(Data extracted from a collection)
##############################

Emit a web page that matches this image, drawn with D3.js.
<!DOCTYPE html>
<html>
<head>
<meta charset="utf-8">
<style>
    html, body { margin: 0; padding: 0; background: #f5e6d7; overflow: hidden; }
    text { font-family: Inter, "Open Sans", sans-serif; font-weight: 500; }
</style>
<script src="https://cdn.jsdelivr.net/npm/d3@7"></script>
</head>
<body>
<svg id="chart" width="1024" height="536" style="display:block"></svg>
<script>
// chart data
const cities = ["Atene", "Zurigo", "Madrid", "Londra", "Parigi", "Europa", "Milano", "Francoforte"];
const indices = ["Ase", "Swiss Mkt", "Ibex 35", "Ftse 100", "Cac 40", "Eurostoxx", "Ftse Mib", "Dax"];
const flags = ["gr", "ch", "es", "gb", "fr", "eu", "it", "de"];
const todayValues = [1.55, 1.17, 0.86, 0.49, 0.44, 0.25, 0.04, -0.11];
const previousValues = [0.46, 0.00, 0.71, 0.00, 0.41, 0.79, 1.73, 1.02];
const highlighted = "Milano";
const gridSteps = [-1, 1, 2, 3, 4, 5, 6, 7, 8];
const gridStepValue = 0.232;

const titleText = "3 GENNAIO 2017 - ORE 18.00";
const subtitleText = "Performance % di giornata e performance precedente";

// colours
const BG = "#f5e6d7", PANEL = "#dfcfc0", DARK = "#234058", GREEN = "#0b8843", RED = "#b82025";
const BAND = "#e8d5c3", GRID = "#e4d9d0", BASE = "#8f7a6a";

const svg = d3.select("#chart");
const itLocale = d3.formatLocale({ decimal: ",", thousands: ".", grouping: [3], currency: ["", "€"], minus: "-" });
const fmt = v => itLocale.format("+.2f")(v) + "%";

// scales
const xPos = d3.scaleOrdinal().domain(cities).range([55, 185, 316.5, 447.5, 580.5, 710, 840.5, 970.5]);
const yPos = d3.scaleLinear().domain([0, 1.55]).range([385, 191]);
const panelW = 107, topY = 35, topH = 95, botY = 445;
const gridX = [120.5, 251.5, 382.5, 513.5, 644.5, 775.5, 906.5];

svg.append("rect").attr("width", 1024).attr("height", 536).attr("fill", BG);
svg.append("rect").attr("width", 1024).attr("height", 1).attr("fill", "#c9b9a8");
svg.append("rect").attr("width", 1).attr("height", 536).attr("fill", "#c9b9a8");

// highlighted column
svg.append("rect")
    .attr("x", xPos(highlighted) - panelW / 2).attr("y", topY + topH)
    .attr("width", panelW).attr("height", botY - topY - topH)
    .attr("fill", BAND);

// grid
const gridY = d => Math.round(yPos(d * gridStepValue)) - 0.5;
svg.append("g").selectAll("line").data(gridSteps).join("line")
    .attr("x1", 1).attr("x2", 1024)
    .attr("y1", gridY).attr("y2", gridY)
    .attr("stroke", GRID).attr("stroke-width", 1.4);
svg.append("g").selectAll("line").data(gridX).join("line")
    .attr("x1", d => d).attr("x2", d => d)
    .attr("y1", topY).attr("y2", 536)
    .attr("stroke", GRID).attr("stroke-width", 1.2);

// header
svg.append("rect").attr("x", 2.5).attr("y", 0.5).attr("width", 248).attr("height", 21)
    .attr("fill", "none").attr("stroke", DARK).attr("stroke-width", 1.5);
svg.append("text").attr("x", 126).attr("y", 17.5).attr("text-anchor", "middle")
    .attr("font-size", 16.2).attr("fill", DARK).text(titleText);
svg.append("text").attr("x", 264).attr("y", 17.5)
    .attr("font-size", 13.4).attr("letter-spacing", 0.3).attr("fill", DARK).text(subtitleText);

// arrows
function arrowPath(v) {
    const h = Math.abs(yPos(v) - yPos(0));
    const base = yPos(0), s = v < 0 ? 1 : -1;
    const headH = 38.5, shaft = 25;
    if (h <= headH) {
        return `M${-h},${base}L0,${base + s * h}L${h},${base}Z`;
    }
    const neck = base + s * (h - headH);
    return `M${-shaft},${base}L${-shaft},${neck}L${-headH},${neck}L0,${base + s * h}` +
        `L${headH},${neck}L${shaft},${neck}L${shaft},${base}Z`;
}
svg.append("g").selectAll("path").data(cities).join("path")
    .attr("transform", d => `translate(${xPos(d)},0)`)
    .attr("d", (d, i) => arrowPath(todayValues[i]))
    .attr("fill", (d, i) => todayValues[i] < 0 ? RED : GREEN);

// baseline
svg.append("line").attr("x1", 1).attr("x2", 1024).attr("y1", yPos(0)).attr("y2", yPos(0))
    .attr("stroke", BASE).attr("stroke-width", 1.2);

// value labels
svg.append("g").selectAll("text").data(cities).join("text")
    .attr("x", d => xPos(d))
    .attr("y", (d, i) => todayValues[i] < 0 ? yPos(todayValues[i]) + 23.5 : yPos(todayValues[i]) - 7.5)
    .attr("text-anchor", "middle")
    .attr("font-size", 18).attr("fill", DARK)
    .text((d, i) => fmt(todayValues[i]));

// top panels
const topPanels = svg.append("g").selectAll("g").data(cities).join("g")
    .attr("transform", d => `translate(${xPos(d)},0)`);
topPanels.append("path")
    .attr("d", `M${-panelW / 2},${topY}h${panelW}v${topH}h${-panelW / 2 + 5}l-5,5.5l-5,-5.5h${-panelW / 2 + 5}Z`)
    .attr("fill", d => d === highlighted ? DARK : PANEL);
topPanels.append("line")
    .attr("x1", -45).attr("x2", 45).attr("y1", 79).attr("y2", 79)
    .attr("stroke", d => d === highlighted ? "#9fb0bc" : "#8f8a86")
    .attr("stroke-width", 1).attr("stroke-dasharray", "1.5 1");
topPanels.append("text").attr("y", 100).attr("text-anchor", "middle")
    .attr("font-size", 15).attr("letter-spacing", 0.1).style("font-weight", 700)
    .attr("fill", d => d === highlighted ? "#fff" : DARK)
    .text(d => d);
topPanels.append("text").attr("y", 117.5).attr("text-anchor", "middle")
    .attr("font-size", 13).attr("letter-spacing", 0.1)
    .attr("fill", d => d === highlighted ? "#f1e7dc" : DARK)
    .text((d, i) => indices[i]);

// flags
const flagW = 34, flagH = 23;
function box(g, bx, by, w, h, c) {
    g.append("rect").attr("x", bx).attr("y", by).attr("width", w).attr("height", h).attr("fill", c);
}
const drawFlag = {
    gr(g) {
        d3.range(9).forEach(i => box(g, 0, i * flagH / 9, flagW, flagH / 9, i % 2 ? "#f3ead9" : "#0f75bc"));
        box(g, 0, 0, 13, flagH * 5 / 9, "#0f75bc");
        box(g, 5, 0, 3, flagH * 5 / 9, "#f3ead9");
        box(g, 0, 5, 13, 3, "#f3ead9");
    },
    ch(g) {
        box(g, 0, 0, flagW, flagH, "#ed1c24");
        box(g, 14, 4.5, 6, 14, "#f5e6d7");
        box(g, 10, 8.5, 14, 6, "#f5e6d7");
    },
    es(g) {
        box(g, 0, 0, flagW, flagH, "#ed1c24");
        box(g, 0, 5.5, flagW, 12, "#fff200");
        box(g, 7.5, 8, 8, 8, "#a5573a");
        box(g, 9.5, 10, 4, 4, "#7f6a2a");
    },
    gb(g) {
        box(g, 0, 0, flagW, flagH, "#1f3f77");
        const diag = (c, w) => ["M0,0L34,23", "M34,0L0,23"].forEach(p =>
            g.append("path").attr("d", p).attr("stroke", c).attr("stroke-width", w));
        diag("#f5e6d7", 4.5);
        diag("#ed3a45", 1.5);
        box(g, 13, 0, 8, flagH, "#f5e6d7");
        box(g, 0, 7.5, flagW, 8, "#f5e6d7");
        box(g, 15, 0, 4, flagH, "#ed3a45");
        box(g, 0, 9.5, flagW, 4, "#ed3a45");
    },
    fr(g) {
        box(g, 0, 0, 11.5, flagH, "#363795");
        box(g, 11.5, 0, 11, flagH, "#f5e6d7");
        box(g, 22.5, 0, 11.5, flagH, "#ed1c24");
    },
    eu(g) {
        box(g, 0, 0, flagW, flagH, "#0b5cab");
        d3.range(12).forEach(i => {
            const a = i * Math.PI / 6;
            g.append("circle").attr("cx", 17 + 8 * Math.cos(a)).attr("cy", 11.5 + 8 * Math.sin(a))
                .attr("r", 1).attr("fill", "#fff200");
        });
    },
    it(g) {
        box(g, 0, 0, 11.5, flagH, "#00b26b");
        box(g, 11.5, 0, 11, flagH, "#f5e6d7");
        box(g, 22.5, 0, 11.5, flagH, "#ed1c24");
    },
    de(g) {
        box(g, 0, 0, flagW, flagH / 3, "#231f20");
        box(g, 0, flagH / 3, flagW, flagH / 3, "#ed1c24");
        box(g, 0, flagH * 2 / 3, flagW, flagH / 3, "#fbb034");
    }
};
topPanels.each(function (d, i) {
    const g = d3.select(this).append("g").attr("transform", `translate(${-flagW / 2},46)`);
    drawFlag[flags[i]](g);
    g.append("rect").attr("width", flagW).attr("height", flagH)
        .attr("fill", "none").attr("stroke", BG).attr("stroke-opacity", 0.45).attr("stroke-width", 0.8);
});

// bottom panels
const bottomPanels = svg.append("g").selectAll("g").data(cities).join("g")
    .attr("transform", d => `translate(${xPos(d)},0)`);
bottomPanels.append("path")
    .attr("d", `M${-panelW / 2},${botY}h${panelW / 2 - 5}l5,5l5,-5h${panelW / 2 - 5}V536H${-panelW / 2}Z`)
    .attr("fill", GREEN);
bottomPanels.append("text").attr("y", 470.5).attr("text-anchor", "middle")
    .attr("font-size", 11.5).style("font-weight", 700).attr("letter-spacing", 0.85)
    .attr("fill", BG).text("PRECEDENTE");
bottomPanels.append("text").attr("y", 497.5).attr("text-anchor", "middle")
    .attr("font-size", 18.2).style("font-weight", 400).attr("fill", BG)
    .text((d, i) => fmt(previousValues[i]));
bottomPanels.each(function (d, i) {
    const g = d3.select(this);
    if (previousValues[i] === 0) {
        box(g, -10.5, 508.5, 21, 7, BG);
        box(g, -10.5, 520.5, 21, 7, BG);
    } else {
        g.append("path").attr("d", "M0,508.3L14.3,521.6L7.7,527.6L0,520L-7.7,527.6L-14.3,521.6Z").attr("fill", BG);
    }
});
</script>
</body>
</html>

##############################

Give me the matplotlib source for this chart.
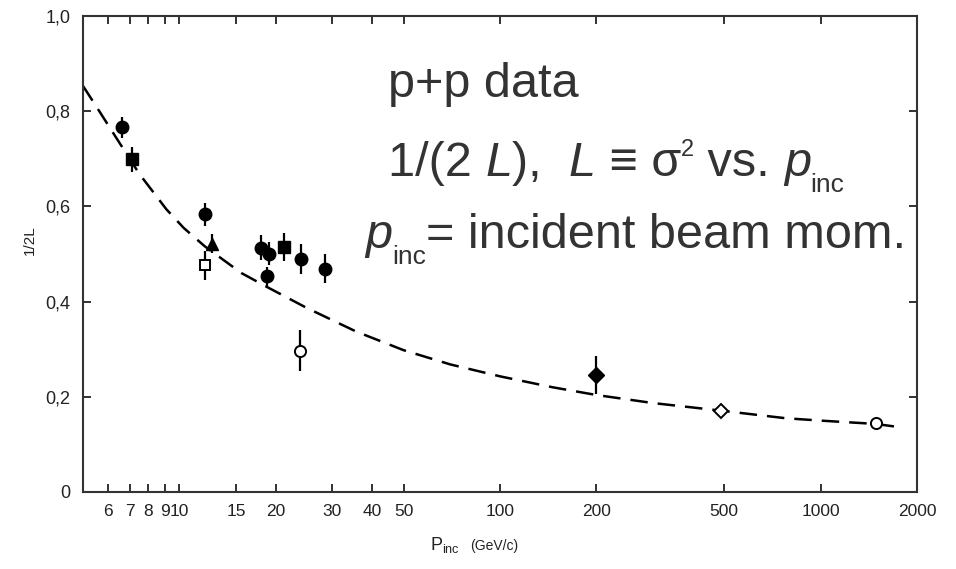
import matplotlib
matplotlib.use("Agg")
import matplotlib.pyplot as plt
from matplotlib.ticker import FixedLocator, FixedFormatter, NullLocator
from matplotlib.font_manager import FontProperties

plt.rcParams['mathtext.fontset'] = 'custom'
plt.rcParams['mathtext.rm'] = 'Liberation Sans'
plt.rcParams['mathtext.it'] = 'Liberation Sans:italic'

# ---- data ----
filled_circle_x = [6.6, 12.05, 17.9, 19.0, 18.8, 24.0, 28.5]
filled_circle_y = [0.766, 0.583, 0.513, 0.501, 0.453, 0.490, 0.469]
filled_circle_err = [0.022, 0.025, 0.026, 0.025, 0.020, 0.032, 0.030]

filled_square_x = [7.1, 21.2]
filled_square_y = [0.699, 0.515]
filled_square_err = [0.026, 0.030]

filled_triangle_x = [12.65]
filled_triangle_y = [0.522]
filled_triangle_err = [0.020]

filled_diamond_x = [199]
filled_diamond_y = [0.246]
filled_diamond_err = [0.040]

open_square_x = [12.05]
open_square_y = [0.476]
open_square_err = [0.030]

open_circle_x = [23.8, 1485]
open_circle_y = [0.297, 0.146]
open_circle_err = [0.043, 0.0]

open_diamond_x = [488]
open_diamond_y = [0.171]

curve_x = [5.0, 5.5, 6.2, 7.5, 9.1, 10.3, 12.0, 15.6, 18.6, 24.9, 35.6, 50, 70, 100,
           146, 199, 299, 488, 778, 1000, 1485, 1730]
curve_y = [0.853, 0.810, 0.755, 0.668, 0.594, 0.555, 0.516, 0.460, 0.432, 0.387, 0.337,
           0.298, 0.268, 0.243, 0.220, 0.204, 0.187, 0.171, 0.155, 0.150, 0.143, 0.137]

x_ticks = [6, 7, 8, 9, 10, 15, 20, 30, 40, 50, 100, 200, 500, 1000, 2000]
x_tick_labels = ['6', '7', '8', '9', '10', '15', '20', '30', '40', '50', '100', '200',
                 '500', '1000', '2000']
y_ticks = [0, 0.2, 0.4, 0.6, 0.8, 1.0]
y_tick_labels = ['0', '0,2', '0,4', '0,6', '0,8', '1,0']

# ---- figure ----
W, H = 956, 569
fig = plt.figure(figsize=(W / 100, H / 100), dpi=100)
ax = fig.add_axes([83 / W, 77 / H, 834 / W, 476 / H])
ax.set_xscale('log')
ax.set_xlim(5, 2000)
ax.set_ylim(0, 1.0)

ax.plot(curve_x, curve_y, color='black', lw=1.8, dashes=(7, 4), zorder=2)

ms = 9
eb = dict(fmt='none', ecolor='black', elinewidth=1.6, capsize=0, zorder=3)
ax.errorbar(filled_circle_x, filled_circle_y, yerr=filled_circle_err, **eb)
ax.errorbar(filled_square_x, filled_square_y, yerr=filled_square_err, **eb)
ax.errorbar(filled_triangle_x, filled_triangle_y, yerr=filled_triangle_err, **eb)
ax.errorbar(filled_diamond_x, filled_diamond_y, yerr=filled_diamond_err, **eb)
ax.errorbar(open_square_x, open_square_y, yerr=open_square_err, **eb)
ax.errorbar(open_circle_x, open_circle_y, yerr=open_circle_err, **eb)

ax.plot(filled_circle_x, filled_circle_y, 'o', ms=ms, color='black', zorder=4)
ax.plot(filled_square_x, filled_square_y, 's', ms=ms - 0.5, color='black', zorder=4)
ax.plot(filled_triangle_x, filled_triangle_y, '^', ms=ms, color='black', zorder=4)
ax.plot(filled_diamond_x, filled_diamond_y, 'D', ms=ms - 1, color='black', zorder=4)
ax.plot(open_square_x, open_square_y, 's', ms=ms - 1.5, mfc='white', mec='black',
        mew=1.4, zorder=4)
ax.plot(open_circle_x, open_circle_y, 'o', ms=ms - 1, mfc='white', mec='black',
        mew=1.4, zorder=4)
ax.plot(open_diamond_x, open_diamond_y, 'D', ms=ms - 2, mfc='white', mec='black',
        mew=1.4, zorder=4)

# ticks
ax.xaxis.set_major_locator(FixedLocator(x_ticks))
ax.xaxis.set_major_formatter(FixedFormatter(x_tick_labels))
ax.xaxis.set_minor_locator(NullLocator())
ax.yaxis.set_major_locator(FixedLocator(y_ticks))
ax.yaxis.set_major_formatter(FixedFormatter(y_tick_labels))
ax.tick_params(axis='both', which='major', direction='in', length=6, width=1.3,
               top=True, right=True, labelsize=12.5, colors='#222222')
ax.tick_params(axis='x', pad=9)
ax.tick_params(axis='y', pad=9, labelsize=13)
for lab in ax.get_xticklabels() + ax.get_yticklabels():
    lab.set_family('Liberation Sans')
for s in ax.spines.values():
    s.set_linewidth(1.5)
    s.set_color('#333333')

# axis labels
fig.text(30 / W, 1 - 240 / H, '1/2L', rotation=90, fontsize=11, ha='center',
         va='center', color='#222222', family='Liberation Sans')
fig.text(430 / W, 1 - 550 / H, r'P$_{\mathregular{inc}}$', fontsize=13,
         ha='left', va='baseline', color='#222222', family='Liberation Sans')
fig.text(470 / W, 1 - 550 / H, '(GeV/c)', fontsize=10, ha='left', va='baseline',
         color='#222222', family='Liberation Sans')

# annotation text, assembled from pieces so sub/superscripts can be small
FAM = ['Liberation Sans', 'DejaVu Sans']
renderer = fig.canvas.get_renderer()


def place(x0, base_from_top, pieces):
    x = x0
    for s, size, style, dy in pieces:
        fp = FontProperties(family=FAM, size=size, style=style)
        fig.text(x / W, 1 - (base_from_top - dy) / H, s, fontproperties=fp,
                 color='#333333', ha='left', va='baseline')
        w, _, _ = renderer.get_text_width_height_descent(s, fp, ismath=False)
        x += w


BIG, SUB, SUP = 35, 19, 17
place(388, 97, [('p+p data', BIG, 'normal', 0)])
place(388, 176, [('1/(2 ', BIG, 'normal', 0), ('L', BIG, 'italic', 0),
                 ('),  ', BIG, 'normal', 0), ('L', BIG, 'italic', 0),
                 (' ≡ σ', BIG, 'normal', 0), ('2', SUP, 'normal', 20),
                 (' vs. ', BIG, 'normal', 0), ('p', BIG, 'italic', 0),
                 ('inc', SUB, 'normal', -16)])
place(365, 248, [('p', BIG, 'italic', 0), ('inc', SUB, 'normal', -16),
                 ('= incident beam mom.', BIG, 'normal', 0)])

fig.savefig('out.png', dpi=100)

##############################

## What to do
Begin at the line that has "Emit a web page", stop after the line that has "const gridX = [120.5, 251.5, 382.5, 513.5, 644.5, 775.5, 906.5];", and repeat exactly those lines, nothing more.

## Completed exercise
Emit a web page that matches this image, drawn with D3.js.
<!DOCTYPE html>
<html>
<head>
<meta charset="utf-8">
<style>
    html, body { margin: 0; padding: 0; background: #f5e6d7; overflow: hidden; }
    text { font-family: Inter, "Open Sans", sans-serif; font-weight: 500; }
</style>
<script src="https://cdn.jsdelivr.net/npm/d3@7"></script>
</head>
<body>
<svg id="chart" width="1024" height="536" style="display:block"></svg>
<script>
// chart data
const cities = ["Atene", "Zurigo", "Madrid", "Londra", "Parigi", "Europa", "Milano", "Francoforte"];
const indices = ["Ase", "Swiss Mkt", "Ibex 35", "Ftse 100", "Cac 40", "Eurostoxx", "Ftse Mib", "Dax"];
const flags = ["gr", "ch", "es", "gb", "fr", "eu", "it", "de"];
const todayValues = [1.55, 1.17, 0.86, 0.49, 0.44, 0.25, 0.04, -0.11];
const previousValues = [0.46, 0.00, 0.71, 0.00, 0.41, 0.79, 1.73, 1.02];
const highlighted = "Milano";
const gridSteps = [-1, 1, 2, 3, 4, 5, 6, 7, 8];
const gridStepValue = 0.232;

const titleText = "3 GENNAIO 2017 - ORE 18.00";
const subtitleText = "Performance % di giornata e performance precedente";

// colours
const BG = "#f5e6d7", PANEL = "#dfcfc0", DARK = "#234058", GREEN = "#0b8843", RED = "#b82025";
const BAND = "#e8d5c3", GRID = "#e4d9d0", BASE = "#8f7a6a";

const svg = d3.select("#chart");
const itLocale = d3.formatLocale({ decimal: ",", thousands: ".", grouping: [3], currency: ["", "€"], minus: "-" });
const fmt = v => itLocale.format("+.2f")(v) + "%";

// scales
const xPos = d3.scaleOrdinal().domain(cities).range([55, 185, 316.5, 447.5, 580.5, 710, 840.5, 970.5]);
const yPos = d3.scaleLinear().domain([0, 1.55]).range([385, 191]);
const panelW = 107, topY = 35, topH = 95, botY = 445;
const gridX = [120.5, 251.5, 382.5, 513.5, 644.5, 775.5, 906.5];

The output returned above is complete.